Tiene una enorme significación el Premio de Poesía que Casa de América le ha dado en estos días a Yolanda Pantin, pero también lo tuvo, y cuidado si más, el Premio de Poetas del Mundo Latino que le otorgó México en 2015, pues entrar en el grupo de escritores que lo ha ganado es una gran distinción. Los premios literarios, bien lo sabemos, a veces son más o menos certeros, a veces son más o menos prestigiosos, pero casi siempre cumplen una labor de reconocimiento que en el campo de la creación es importante. En las buenas políticas culturales se estima que los reconocimientos son estímulos significativos, pues el proceso creador es por lo general arduo y solitario. Esto es, no se crea para obtener algo, sino por la necesidad imperiosa de generar significación trascendente para la condición humana; por lo tanto, los premios no son recompensas, sino mecanismos para reconocer ese esfuerzo ciego que en muchas ocasiones roza el desaliento. La sociedad moderna ha entendido que como no se crea por remuneración, al menos los premios compensan lo que el individuo creador hace por la sociedad, que no es poca cosa.

Yolanda Pantin publicó su primer libro en 1981, de manera que ya son más de cuatro décadas sostenidas de pasión y compromiso creadores. Su obra, singularísima, está llena de despojos, de metamorfosis, de sujetos impostados, de voces que nacen y se borran, de hablantes huecos, de memoria trunca. Se sostiene por el temblor de decir algo que no se sabe si perdura, se sostiene por la duda de afirmar algo que puede desaparecer apenas se enuncia. Y sin embargo, sin que las estrategias formales cambien, al menos desde La épica del padre o País, los referentes se sienten más vivos, como si la herencia del país destruido, antes y ahora, pujara por salir, reclamara su derecho de mostrar la osamenta, las voces fantasmales que nadie pesca, los recuerdos que vagan sin dueño. Hay un empeño de fondo que le pide voces a la muerte, para que no sea tan solo olvido, sino al menos olvido significante.

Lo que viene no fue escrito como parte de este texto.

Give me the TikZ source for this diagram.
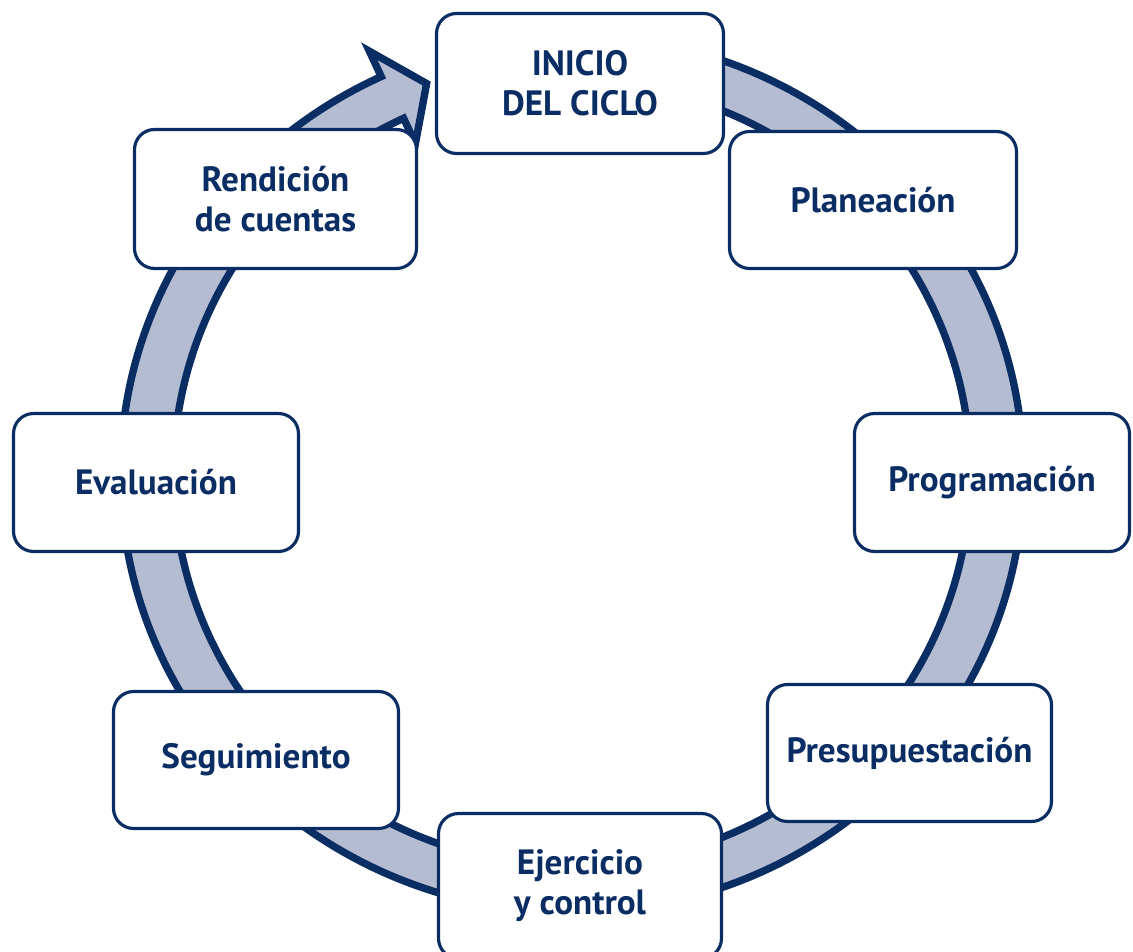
\documentclass[tikz,border=0pt]{standalone}
\usepackage{fontspec}
\setmainfont{PT Sans}
\definecolor{navy}{RGB}{10,45,100}
\definecolor{ringfill}{RGB}{180,188,210}
\begin{document}
\begin{tikzpicture}[x=0.02cm,y=0.02cm,
  stage/.style={draw=navy, line width=1.8pt, fill=white, rounded corners=0.4cm,
    inner sep=0pt, outer sep=0pt, align=center, text=navy,
    font=\bfseries\fontsize{20}{22.7}\selectfont},
  ring/.style={draw=navy, fill=ringfill, line width=4.2pt, line join=miter}]
\useasboundingbox (0,0) rectangle (1133,951);
% ring with arrowhead
\coordinate (rs) at ({572+451.5*cos(95)},{477+438.5*sin(95)});
\coordinate (bo) at ({572+479.5*cos(115)},{477+466.5*sin(115)});
\coordinate (tip) at ({572+425*cos(110)},{477+415.5*sin(110)});
\coordinate (bi) at ({572+370.5*cos(115)},{477+364.5*sin(115)});
\coordinate (ni) at ({572+398.5*cos(115)},{477+392.5*sin(115)});
\draw[ring] (rs) arc[start angle=95, end angle=-245, x radius=9.03cm, y radius=8.77cm]
  -- (bo) -- (tip) -- (bi) -- (ni)
  arc[start angle=-245, end angle=95, x radius=7.97cm, y radius=7.85cm] -- cycle;
% stages
\node[stage, minimum width=5.74cm, minimum height=2.8cm] (inicio) at (580,867.5) {INICIO\\DEL CICLO};
\node[stage, minimum width=5.74cm, minimum height=2.74cm] (plan) at (873,751) {Planeación};
\node[stage, minimum width=5.5cm, minimum height=2.76cm] (prog) at (992,468.5) {Programación};
\node[stage, minimum width=5.68cm, minimum height=2.74cm] (pres) at (909.5,198) {Presupuestación};
\node[stage, minimum width=5.66cm, minimum height=2.9cm] (ejer) at (580,65) {Ejercicio\\y control};
\node[stage, minimum width=5.7cm, minimum height=2.74cm] (segu) at (256,191) {Seguimiento};
\node[stage, minimum width=5.7cm, minimum height=2.76cm] (eval) at (156,468.5) {Evaluación};
\node[stage, minimum width=5.64cm, minimum height=2.78cm] (rend) at (275.5,752) {Rendición\\de cuentas};
\end{tikzpicture}
\end{document}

La obra poética de Yolanda Pantin, como tantas otras, avanza en medio del país derruido, sordo, enfermo, que no reflexiona sobre nada, porque es una balsa a la deriva. Una sociedad sin espejos, incapaz de representar algo o de representarse, porque la han sumido en la anomia, encuentra al menos en sus poetas, y muy especialmente en la obra de Yolanda Pantin, no digamos un asidero, porque el verso siempre duda, pero sí una senda para entender lo que nos falta, o lo que hemos perdido. En el fondo, después de anotar tanta destrucción, hay una certeza de que el propio paso del tiempo, no en su dimensión humana pero sí en la histórica, cura las heridas: el árbol que se repone, el césped que renace, el canto del pájaro que vuelve.

De estos tiempos de omisión, cuando nos toque recordarlos o recomponerlos, solo nos quedará la poesía, y en general las tentativas creadoras, porque son las únicas que nos están hablando desde el dolor, desde el borrón, desde el revés. El país por el que nadie da nada, comenzando por la rapiña gobernante, tendrá en sus poetas a sus verdaderos testigos, a sus amanuenses, a sus escribas. Son tiempos para escribir epitafios, unos tras otros, pero los escriben nuestros mejores poetas, para que ninguna de estas letras se pierda, para que la infamia tenga un mínimo reflejo, para que los hijos del tiempo recuerden que alguna vez lidiamos con la muerte y pudimos regresar sanos y salvos.